At the largest-ever gathering of diplomats hosted by City Hall, London’s Muslim mayor Sadiq Khan called on diplomats to condemn the “cruel and prejudiced” ban on citizens of seven Muslim-majority countries entering the United States.
Addressing more than 100 countries, including five of the seven states that are subjected to the ban, he said the international community had “a responsibility to show moral leadership” and join him in speaking out against the ban.
“The Executive Order signed by President Trump will not only see the US turn its back on its obligation to refugees fleeing persecution at a time when great nations around the world should be doing more, not less – it risks playing straight into the hands of terrorists and extremists whose overriding goal is to divide people and deceive them into believing that Islam is incompatible with Western values,”he said.
The Mayor’s condemnation coincided with the news leak that 900 State Department officials had signed a memo in the so-called ‘Dissent Channel’ set up to allow US diplomats to express disagreement on a serious foreign policy matter without fear of retribution.
In the memo diplomats state that the Executive Order will have the opposite of its intended effect by making Americans less safe by “increasing anti-American sentiment”. It would also “sour relations” with the seven countries as well as much of the Muslim world.
By alienating these countries, the memo noted, “we lose access the intelligence and resources needed to fight the root causes of terror abroad, before an attack occurs within our borders.”
Beyond criticising the order’s effectiveness, the memo stated that the ban “stands in opposition to the core American and constitutional values that we, as federal employees, took an oath to uphold,” echoing the views of departing US Ambassador Matthew Barzun, who urged diplomats – in relation to the ban or any other policy matter – to speak up if they felt a policy was unconstitutional.

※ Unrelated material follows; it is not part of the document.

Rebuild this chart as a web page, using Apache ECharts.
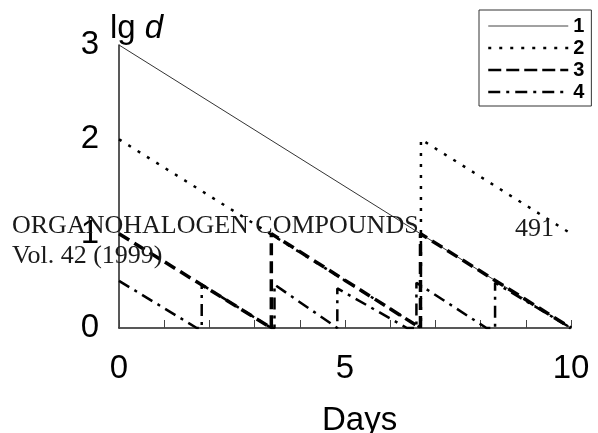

The memo also suggests some alternative ways forward, such as enhanced checks and continuous vetting of visa holders, before concluding: “We Are Better Than This Ban”.

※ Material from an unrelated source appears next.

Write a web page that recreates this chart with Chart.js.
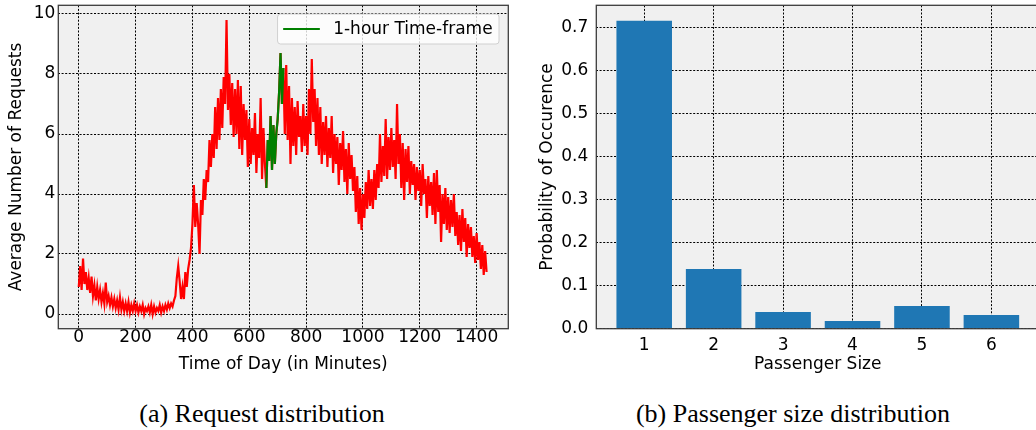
<!DOCTYPE html>
<html><head><meta charset="utf-8">
<script src="https://cdn.jsdelivr.net/npm/chart.js@4.4.1/dist/chart.umd.min.js"></script>
<style>
html,body{margin:0;padding:0;background:#fff;overflow:hidden;width:1036px;height:430px;}
canvas{position:absolute;top:0;}
#c1{left:0;}
#c2{left:520px;}
.cap{position:absolute;top:401px;font-family:"Liberation Serif","Times New Roman",serif;font-size:26px;line-height:26px;color:#000;white-space:nowrap;transform:translateX(-50%);}
</style></head><body>
<canvas id="c1" width="520" height="380"></canvas>
<canvas id="c2" width="530" height="380"></canvas>
<div class="cap" style="left:262px">(a) Request distribution</div>
<div class="cap" style="left:793px">(b) Passenger size distribution</div>
<script>
// ---------- data: request distribution (average requests, sampled every 5 minutes from 0) ----------
const requestStepMinutes = 5;
const requestValues = [
  0.9,1.6,0.8,1.85,1.0,1.4,0.8,1.2,0.7,1.25,0.6,0.95,0.45,0.9,0.5,0.8,0.4,0.7,0.35,1.05,
  0.4,0.6,0.3,0.55,0.25,0.5,0.2,0.45,0.15,0.55,0.15,0.4,0.1,0.35,0.1,0.4,0.05,0.3,0.1,0.35,
  0.1,0.3,0.05,0.25,0.1,0.3,0.0,0.2,0.1,0.25,0.05,0.3,0.0,0.25,0.05,0.2,0.1,0.3,0.05,0.25,
  0.1,0.3,0.15,0.35,0.2,0.35,0.25,0.45,0.6,1.2,1.6,1.1,0.5,0.9,0.5,1.4,0.9,1.5,1.8,2.2,
  3.0,4.3,2.9,3.7,3.0,2.0,3.8,3.3,4.5,3.8,4.8,4.4,5.8,4.9,6.0,5.2,6.9,5.5,7.2,5.8,
  7.5,6.2,7.9,7.0,9.8,6.8,8.0,6.3,7.7,5.9,7.5,6.0,7.8,5.5,7.6,5.3,7.0,5.8,6.8,4.9,
  6.5,5.0,6.2,5.3,6.7,4.7,6.0,5.2,7.2,4.5,6.2,5.0,4.2,5.8,5.1,6.6,4.8,6.3,5.0,6.0,
  6.5,7.4,8.7,7.0,8.2,6.0,8.3,5.8,7.6,5.0,7.2,5.6,6.9,5.3,7.1,5.9,6.6,5.4,7.0,5.6,
  6.6,5.3,7.5,6.0,8.5,6.4,7.5,5.6,7.2,5.3,6.9,5.0,6.4,5.3,6.6,4.9,6.2,5.2,6.6,4.7,
  6.0,5.0,5.9,4.3,5.7,4.8,6.1,4.4,5.5,4.0,5.7,4.5,5.3,4.1,4.9,3.4,4.6,3.0,4.2,2.8,
  4.0,3.2,4.4,3.5,4.8,3.6,4.5,3.5,4.8,3.8,5.0,4.2,6.0,4.4,5.6,4.6,6.5,4.5,5.9,4.8,
  6.2,4.9,5.8,4.5,7.0,5.0,6.0,4.2,5.7,3.8,5.5,4.4,5.6,4.0,5.1,4.3,5.0,3.8,4.9,4.1,
  4.8,3.6,5.0,4.0,4.5,3.2,4.6,3.6,4.4,3.3,4.7,3.0,4.8,3.4,4.3,2.4,4.0,3.0,4.2,2.8,
  3.9,2.7,3.8,2.9,4.0,2.6,3.4,2.3,3.3,2.1,3.5,2.4,3.2,1.9,3.0,2.2,2.9,1.9,2.6,1.7,
  2.7,1.8,2.4,1.5,2.3,1.3,2.1,1.4
];
// 1-hour time-frame highlight (minutes 660..720)
const frameMinutes = [660,665,670,675,680,685,690,695,700,705,710,715,720];
const frameValues  = [4.2,5.8,5.1,6.6,4.8,6.3,5.0,6.0,6.5,7.4,8.7,7.0,8.2];
const frameLabel = '1-hour Time-frame';
const requestXTicks = [0,200,400,600,800,1000,1200,1400];
const requestYTicks = [0,2,4,6,8,10];

// ---------- data: passenger size distribution ----------
const passengerSizes = [1,2,3,4,5,6];
const passengerProb  = [0.716,0.139,0.039,0.018,0.053,0.032];
const passengerYTicks = [0,0.1,0.2,0.3,0.4,0.5,0.6,0.7];

// ---------- shared styling ----------
const FONT = {family:'"DejaVu Sans", sans-serif', size:17, lineHeight:1.2};
const GRID = {color:'#000', lineWidth:1, drawTicks:false};
const BORDER = {display:false, dash:[2,1.6]};

const framePlugin = {
  id:'frame',
  beforeDraw(chart){
    const {ctx, chartArea:a} = chart;
    ctx.save(); ctx.fillStyle = '#f0f0f0';
    ctx.fillRect(a.left, a.top, a.right-a.left, a.bottom-a.top); ctx.restore();
  },
  afterDraw(chart){
    const {ctx, chartArea:a} = chart;
    ctx.save(); ctx.strokeStyle = '#3c3c3c'; ctx.lineWidth = 1.3;
    ctx.strokeRect(a.left, a.top, a.right-a.left, a.bottom-a.top);
    const lg = chart.options.plugins.insetLegend;
    if (lg && lg.text) {
      ctx.font = '17px "DejaVu Sans", sans-serif';
      const tw = ctx.measureText(lg.text).width;
      const w = tw + 62, h = 30;
      const x = a.right - 9.3 - w, y = a.top + 8.7;
      const r = 3;
      ctx.beginPath();
      ctx.moveTo(x+r,y); ctx.lineTo(x+w-r,y); ctx.quadraticCurveTo(x+w,y,x+w,y+r);
      ctx.lineTo(x+w,y+h-r); ctx.quadraticCurveTo(x+w,y+h,x+w-r,y+h);
      ctx.lineTo(x+r,y+h); ctx.quadraticCurveTo(x,y+h,x,y+h-r);
      ctx.lineTo(x,y+r); ctx.quadraticCurveTo(x,y,x+r,y); ctx.closePath();
      ctx.fillStyle = 'rgba(255,255,255,0.8)'; ctx.fill();
      ctx.strokeStyle = '#d0d0d0'; ctx.lineWidth = 1; ctx.stroke();
      ctx.strokeStyle = lg.color; ctx.lineWidth = 1.8;
      ctx.beginPath(); ctx.moveTo(x+5.6, y+h/2); ctx.lineTo(x+42.3, y+h/2); ctx.stroke();
      ctx.fillStyle = '#000'; ctx.textBaseline = 'middle'; ctx.textAlign = 'left';
      ctx.fillText(lg.text, x+55.6, y+h/2+1);
    }
    ctx.restore();
  }
};

const setTicks = vals => s => { s.ticks = vals.map(v => ({value:v})); };
const fixSize = (prop, v) => s => { s[prop] = v; s.paddingTop = 0; s.paddingBottom = 0; s.paddingLeft = 0; s.paddingRight = 0; };

// ---------- left chart ----------
new Chart(document.getElementById('c1'), {
  type:'line',
  data:{datasets:[
    {data: frameMinutes.map((m,i)=>({x:m, y:frameValues[i]})), borderColor:'#008000', borderWidth:2.2, pointRadius:0, tension:0, fill:false, order:0},
    {data: requestValues.map((v,i)=>({x:i*requestStepMinutes, y:v})), borderColor:'#ff0000', borderWidth:2.2, pointRadius:0, tension:0, fill:false, order:1}
  ]},
  options:{
    responsive:false, animation:false, events:[],
    layout:{padding:{left:6.4, right:11.7, top:5.3, bottom:0}},
    plugins:{legend:{display:false}, tooltip:{enabled:false}, insetLegend:{text:frameLabel, color:'#008000'}},
    scales:{
      x:{type:'linear', min:-72, max:1511.5, afterBuildTicks:setTicks(requestXTicks),
         afterFit:fixSize('height', 51.3),
         ticks:{font:FONT, color:'#000', padding:-1, maxRotation:0, autoSkip:false, callback:v=>String(v)},
         grid:GRID, border:BORDER,
         title:{display:true, text:'Time of Day (in Minutes)', font:FONT, color:'#000', padding:{top:0,bottom:5}}},
      y:{type:'linear', min:-0.49, max:10.29, afterBuildTicks:setTicks(requestYTicks),
         afterFit:fixSize('width', 51.9),
         ticks:{font:FONT, color:'#000', padding:3, autoSkip:false, callback:v=>String(v)},
         grid:GRID, border:BORDER,
         title:{display:true, text:'Average Number of Requests', font:FONT, color:'#000', padding:{top:0,bottom:0}}}
    }
  },
  plugins:[framePlugin]
});

// ---------- right chart ----------
new Chart(document.getElementById('c2'), {
  type:'bar',
  data:{datasets:[
    {data: passengerSizes.map((s,i)=>({x:s, y:passengerProb[i]})), backgroundColor:'#1f77b4', borderWidth:0, barPercentage:0.8, categoryPercentage:1.0}
  ]},
  options:{
    responsive:false, animation:false, events:[],
    layout:{padding:{left:17, right:10.7, top:5.3, bottom:0}},
    plugins:{legend:{display:false}, tooltip:{enabled:false}},
    scales:{
      x:{type:'linear', offset:false, min:0.31, max:6.69, afterBuildTicks:setTicks(passengerSizes),
         afterFit:fixSize('height', 51.3),
         ticks:{font:FONT, color:'#000', padding:7, maxRotation:0, autoSkip:false, callback:v=>String(v)},
         grid:Object.assign({offset:false}, GRID), border:BORDER,
         title:{display:true, text:'Passenger Size', font:FONT, color:'#000', padding:{top:0,bottom:5}}},
      y:{type:'linear', min:0, max:0.752, afterBuildTicks:setTicks(passengerYTicks),
         afterFit:fixSize('width', 59.3),
         ticks:{font:FONT, color:'#000', padding:8, autoSkip:false, callback:v=>v.toFixed(1)},
         grid:GRID, border:BORDER,
         title:{display:true, text:'Probability of Occurence', font:FONT, color:'#000', padding:{top:0,bottom:0}}}
    }
  },
  plugins:[framePlugin]
});
</script>
</body></html>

The State Department created the dissent channel in 1971 as a response to concerns that contrary opinions were suppressed or ignored during the Vietnam War. Dissent memos are required to be distributed to the most senior officials in the State Department, including the Secretary of State.

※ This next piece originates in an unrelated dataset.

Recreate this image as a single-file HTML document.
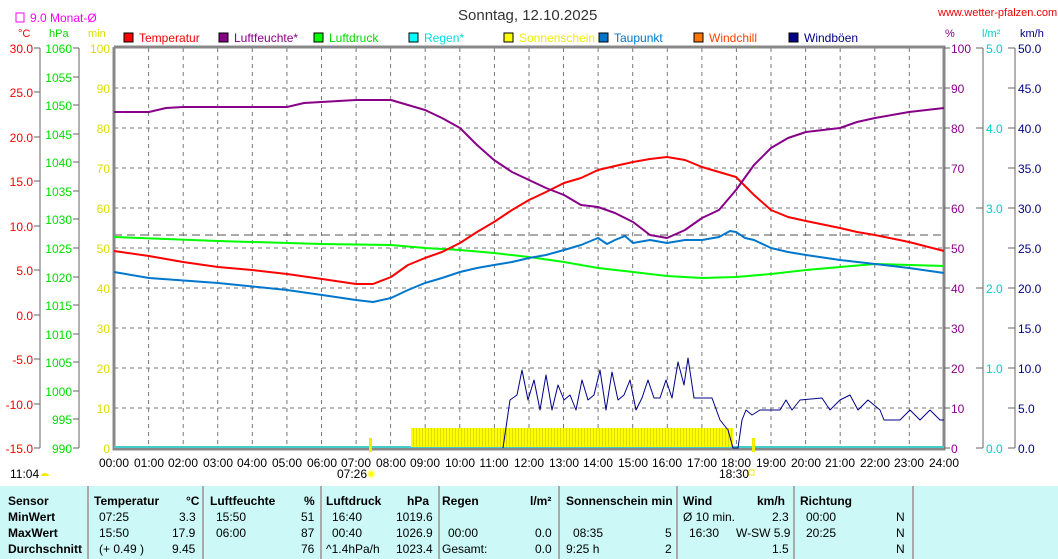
<!DOCTYPE html>
<html><head><meta charset="utf-8"><style>
html,body{margin:0;padding:0;background:#fff}
body{width:1058px;height:559px;overflow:hidden;font-family:"Liberation Sans",sans-serif}
svg text{font-family:"Liberation Sans",sans-serif;font-size:12px}
.t{position:absolute;left:0;top:486px;width:1058px;height:73px;background:#ccf8f8}
.c{position:absolute;top:0;height:73px;border-left:2px solid #aaa}
.r{position:absolute;font-size:12px;white-space:nowrap}
.b{font-weight:bold}
</style></head><body>
<svg width="1058" height="486" style="position:absolute;left:0;top:0">
<defs><pattern id="sun" width="3" height="20" patternUnits="userSpaceOnUse"><rect width="2" height="20" fill="#ff0"/><rect x="2" width="1" height="20" fill="#dd0"/></pattern></defs>
<text x="458" y="20" fill="#333" style="font-size:15px">Sonntag, 12.10.2025</text>
<text x="938" y="16" fill="#e00" style="font-size:11px">www.wetter-pfalzen.com</text>
<rect x="16" y="13" width="8" height="9" fill="none" stroke="#f0f"/>
<text x="30" y="22" fill="#f0f">9.0 Monat-Ø</text>
<text x="18" y="37" fill="#f00" style="font-size:11px">°C</text>
<text x="49" y="37" fill="#0d0" style="font-size:11px">hPa</text>
<text x="88" y="37" fill="#dd0" style="font-size:11px">min</text>
<text x="945" y="37" fill="#808" style="font-size:11px">%</text>
<text x="982" y="37" fill="#0cc" style="font-size:11px">l/m²</text>
<text x="1020" y="37" fill="#008" style="font-size:11px">km/h</text>
<g style="font-size:11px">
<rect x="124" y="33" width="9" height="9" fill="#f00" stroke="#000"/><text x="139" y="42" fill="#f00">Temperatur</text>
<rect x="219" y="33" width="9" height="9" fill="#808" stroke="#000"/><text x="234" y="42" fill="#808">Luftfeuchte*</text>
<rect x="314" y="33" width="9" height="9" fill="#0f0" stroke="#000"/><text x="329" y="42" fill="#0d0">Luftdruck</text>
<rect x="409" y="33" width="9" height="9" fill="#0ff" stroke="#000"/><text x="424" y="42" fill="#0dd">Regen*</text>
<rect x="504" y="33" width="9" height="9" fill="#ff0" stroke="#000"/><text x="519" y="42" fill="#ee0">Sonnenschein</text>
<rect x="599" y="33" width="9" height="9" fill="#07c" stroke="#000"/><text x="614" y="42" fill="#07c">Taupunkt</text>
<rect x="694" y="33" width="9" height="9" fill="#f70" stroke="#000"/><text x="709" y="42" fill="#f40">Windchill</text>
<rect x="789" y="33" width="9" height="9" fill="#008" stroke="#000"/><text x="804" y="42" fill="#008">Windböen</text>
</g>
<g stroke="#777" stroke-dasharray="4,4" stroke-width="1">
<path d="M148.6 48V448M183.2 48V448M217.7 48V448M252.3 48V448M286.9 48V448M321.5 48V448M356.1 48V448M390.6 48V448M425.2 48V448M459.8 48V448M494.4 48V448M529 48V448M563.5 48V448M598.1 48V448M632.7 48V448M667.3 48V448M701.9 48V448M736.4 48V448M771 48V448M805.6 48V448M840.2 48V448M874.8 48V448M909.3 48V448"/>
<path d="M114 88H944M114 128H944M114 168H944M114 208H944M114 248H944M114 288H944M114 328H944M114 368H944M114 408H944"/>
</g>
<path d="M114 235H944" stroke="#555" stroke-dasharray="8,5"/>
<path d="M114 47V449H944V47H114" stroke="#888" stroke-width="3" fill="none"/>
<path d="M114 447H944" stroke="#4cc" stroke-width="2"/>
<g stroke="#666"><path d="M40 48V448M79 48V448"/>
<path d="M34 48h6M34 92h6M34 137h6M34 181h6M34 226h6M34 270h6M34 315h6M34 359h6M34 404h6M34 448h6"/>
<path d="M73 48h6M73 77h6M73 105h6M73 134h6M73 162h6M73 191h6M73 219h6M73 248h6M73 277h6M73 305h6M73 334h6M73 362h6M73 391h6M73 419h6M73 448h6"/>
<path d="M944 48h6M944 88h6M944 128h6M944 168h6M944 208h6M944 248h6M944 288h6M944 328h6M944 368h6M944 408h6M944 448h6"/>
<path d="M983 48V448M1015 48V448M976 48h7M976 128h7M976 208h7M976 288h7M976 368h7M976 448h7"/>
<path d="M1008 48h7M1008 88h7M1008 128h7M1008 168h7M1008 208h7M1008 248h7M1008 288h7M1008 328h7M1008 368h7M1008 408h7M1008 448h7"/></g>
<g fill="#f00" text-anchor="end"><text x="33" y="53">30.0</text><text x="33" y="97">25.0</text><text x="33" y="142">20.0</text><text x="33" y="186">15.0</text><text x="33" y="231">10.0</text><text x="33" y="275">5.0</text><text x="33" y="320">0.0</text><text x="33" y="364">-5.0</text><text x="33" y="409">-10.0</text><text x="33" y="453">-15.0</text></g>
<g fill="#0d0" text-anchor="end"><text x="72" y="53">1060</text><text x="72" y="82">1055</text><text x="72" y="110">1050</text><text x="72" y="139">1045</text><text x="72" y="167">1040</text><text x="72" y="196">1035</text><text x="72" y="224">1030</text><text x="72" y="253">1025</text><text x="72" y="282">1020</text><text x="72" y="310">1015</text><text x="72" y="339">1010</text><text x="72" y="367">1005</text><text x="72" y="396">1000</text><text x="72" y="424">995</text><text x="72" y="453">990</text></g>
<g fill="#dd0" text-anchor="end"><text x="110" y="53">100</text><text x="110" y="93">90</text><text x="110" y="133">80</text><text x="110" y="173">70</text><text x="110" y="213">60</text><text x="110" y="253">50</text><text x="110" y="293">40</text><text x="110" y="333">30</text><text x="110" y="373">20</text><text x="110" y="413">10</text><text x="110" y="453">0</text></g>
<g fill="#808"><text x="951" y="53">100</text><text x="951" y="93">90</text><text x="951" y="133">80</text><text x="951" y="173">70</text><text x="951" y="213">60</text><text x="951" y="253">50</text><text x="951" y="293">40</text><text x="951" y="333">30</text><text x="951" y="373">20</text><text x="951" y="413">10</text><text x="951" y="453">0</text></g>
<g fill="#0cc"><text x="986" y="53">5.0</text><text x="986" y="133">4.0</text><text x="986" y="213">3.0</text><text x="986" y="293">2.0</text><text x="986" y="373">1.0</text><text x="986" y="453">0.0</text></g>
<g fill="#008"><text x="1018" y="53">50.0</text><text x="1018" y="93">45.0</text><text x="1018" y="133">40.0</text><text x="1018" y="173">35.0</text><text x="1018" y="213">30.0</text><text x="1018" y="253">25.0</text><text x="1018" y="293">20.0</text><text x="1018" y="333">15.0</text><text x="1018" y="373">10.0</text><text x="1018" y="413">5.0</text><text x="1018" y="453">0.0</text></g>
<g fill="#000" text-anchor="middle"><text x="114" y="467">00:00</text><text x="149" y="467">01:00</text><text x="183" y="467">02:00</text><text x="218" y="467">03:00</text><text x="252" y="467">04:00</text><text x="287" y="467">05:00</text><text x="322" y="467">06:00</text><text x="356" y="467">07:00</text><text x="391" y="467">08:00</text><text x="425" y="467">09:00</text><text x="460" y="467">10:00</text><text x="494" y="467">11:00</text><text x="529" y="467">12:00</text><text x="564" y="467">13:00</text><text x="598" y="467">14:00</text><text x="633" y="467">15:00</text><text x="667" y="467">16:00</text><text x="702" y="467">17:00</text><text x="736" y="467">18:00</text><text x="771" y="467">19:00</text><text x="806" y="467">20:00</text><text x="840" y="467">21:00</text><text x="875" y="467">22:00</text><text x="909" y="467">23:00</text><text x="944" y="467">24:00</text>
<text x="352" y="478">07:26</text><text x="734" y="478">18:30</text></g>
<text x="10" y="478">11:04</text>
<path d="M41 476a4 3 0 0 1 8 0z" fill="#ee0"/>
<circle cx="371" cy="474" r="3.5" fill="#ff0" stroke="#ffa" stroke-width="2"/>
<rect x="749" y="470" width="5" height="5" fill="none" stroke="#ee0"/>
<rect x="369" y="438" width="3" height="14" fill="#ee0"/><rect x="752" y="438" width="3" height="14" fill="#ee0"/>
<rect x="411" y="428" width="322" height="19" fill="url(#sun)"/>
<g fill="none" stroke-width="2" stroke-linejoin="round">
<polyline stroke="#0f0" points="114,237 218,241 322,244 391,245 425,248 460,250 494,253 529,257 564,262 598,268 633,272 667,276 702,278 736,277 771,274 806,270 840,267 875,264 944,266"/>
<polyline stroke="#07c" points="114,272 149,278 218,283 287,290 322,295 356,300 373,302 391,298 408,290 425,283 442,278 460,272 477,268 494,265 512,262 529,258 546,255 564,250 581,245 598,238 607,244 615,240 625,236 633,243 650,240 667,243 685,240 702,240 719,237 730,231 736,232 745,238 754,240 771,248 788,252 806,255 840,260 875,264 909,268 944,273"/>
<polyline stroke="#f00" points="114,251 149,256 183,262 218,267 252,270 287,274 322,279 356,284 373,284 391,277 408,265 425,258 442,252 460,243 477,232 494,222 512,210 529,200 546,192 564,183 581,178 598,170 615,166 633,162 650,159 667,157 685,160 702,167 719,172 736,177 754,195 771,210 788,217 806,221 840,228 857,232 875,235 909,242 944,251"/>
<polyline stroke="#808" points="114,112 149,112 166,108 183,107 287,107 304,103 356,100 391,100 408,105 425,110 442,118 460,128 477,145 494,160 512,172 529,180 546,188 564,195 581,205 598,207 615,213 633,222 650,235 667,238 685,230 702,218 719,210 736,190 754,165 771,148 788,138 806,132 840,128 857,122 875,118 909,112 944,108"/>
<polyline stroke="#008" stroke-width="1" points="503,448 510,400 517,395 522,370 528,400 534,380 540,410 546,375 552,410 558,385 564,400 570,395 576,410 582,380 588,400 594,395 600,370 606,410 612,372 618,400 624,395 630,380 636,410 642,398 648,380 654,398 660,398 666,380 672,398 678,362 684,385 688,358 694,398 712,398 720,420 728,430 733,448 738,448 742,420 746,410 752,415 760,410 780,410 786,400 792,410 800,400 822,398 830,410 840,400 850,395 858,410 868,400 880,410 884,420 900,420 910,410 920,420 930,410 940,420 944,420"/>
</g>
</svg>
<div class="t">
<div class="c" style="left:87px"></div><div class="c" style="left:202px"></div><div class="c" style="left:320px"></div><div class="c" style="left:438px"></div><div class="c" style="left:558px"></div><div class="c" style="left:676px"></div><div class="c" style="left:793px"></div><div class="c" style="left:912px"></div>
<div class="r b" style="left:8px;top:8px">Sensor</div><div class="r b" style="left:8px;top:24px">MinWert</div><div class="r b" style="left:8px;top:40px">MaxWert</div><div class="r b" style="left:8px;top:56px">Durchschnitt</div>
<div class="r b" style="left:94px;top:8px">Temperatur</div><div class="r b" style="left:186px;top:8px">°C</div>
<div class="r" style="left:99px;top:24px">07:25</div><div class="r" style="left:179px;top:24px">3.3</div>
<div class="r" style="left:99px;top:40px">15:50</div><div class="r" style="left:172px;top:40px">17.9</div>
<div class="r" style="left:99px;top:56px">(+ 0.49 )</div><div class="r" style="left:172px;top:56px">9.45</div>
<div class="r b" style="left:210px;top:8px">Luftfeuchte</div><div class="r b" style="left:304px;top:8px">%</div>
<div class="r" style="left:216px;top:24px">15:50</div><div class="r" style="left:301px;top:24px">51</div>
<div class="r" style="left:216px;top:40px">06:00</div><div class="r" style="left:301px;top:40px">87</div>
<div class="r" style="left:301px;top:56px">76</div>
<div class="r b" style="left:326px;top:8px">Luftdruck</div><div class="r b" style="left:407px;top:8px">hPa</div>
<div class="r" style="left:332px;top:24px">16:40</div><div class="r" style="left:396px;top:24px">1019.6</div>
<div class="r" style="left:332px;top:40px">00:40</div><div class="r" style="left:396px;top:40px">1026.9</div>
<div class="r" style="left:326px;top:56px">^1.4hPa/h</div><div class="r" style="left:396px;top:56px">1023.4</div>
<div class="r b" style="left:442px;top:8px">Regen</div><div class="r b" style="left:530px;top:8px">l/m²</div>
<div class="r" style="left:448px;top:40px">00:00</div><div class="r" style="left:535px;top:40px">0.0</div>
<div class="r" style="left:442px;top:56px">Gesamt:</div><div class="r" style="left:535px;top:56px">0.0</div>
<div class="r b" style="left:566px;top:8px">Sonnenschein min</div>
<div class="r" style="left:573px;top:40px">08:35</div><div class="r" style="left:665px;top:40px">5</div>
<div class="r" style="left:566px;top:56px">9:25 h</div><div class="r" style="left:665px;top:56px">2</div>
<div class="r b" style="left:683px;top:8px">Wind</div><div class="r b" style="left:757px;top:8px">km/h</div>
<div class="r" style="left:683px;top:24px">Ø 10 min.</div><div class="r" style="left:772px;top:24px">2.3</div>
<div class="r" style="left:689px;top:40px">16:30</div><div class="r" style="left:736px;top:40px">W-SW 5.9</div>
<div class="r" style="left:772px;top:56px">1.5</div>
<div class="r b" style="left:800px;top:8px">Richtung</div>
<div class="r" style="left:806px;top:24px">00:00</div><div class="r" style="left:896px;top:24px">N</div>
<div class="r" style="left:806px;top:40px">20:25</div><div class="r" style="left:896px;top:40px">N</div>
<div class="r" style="left:896px;top:56px">N</div>
</div>
</body></html>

The issuing of the Executive Order initially caused confusion at US borders and consular posts globally, including London, where information on their website contradicted statements made by the UK government that it had secured an excemption from the ban for British dual nationals.
Diplomats told Embassy that despite the legal challenge to the ban and the Federal Appeal Court decision not to reinstate it, there was still uncertainty. “Our nationals with visas are free to travel now, but what about the future? President Trump is determined to have some form of travel ban reinstated. So if something changes, our citizens may be caught in transit.”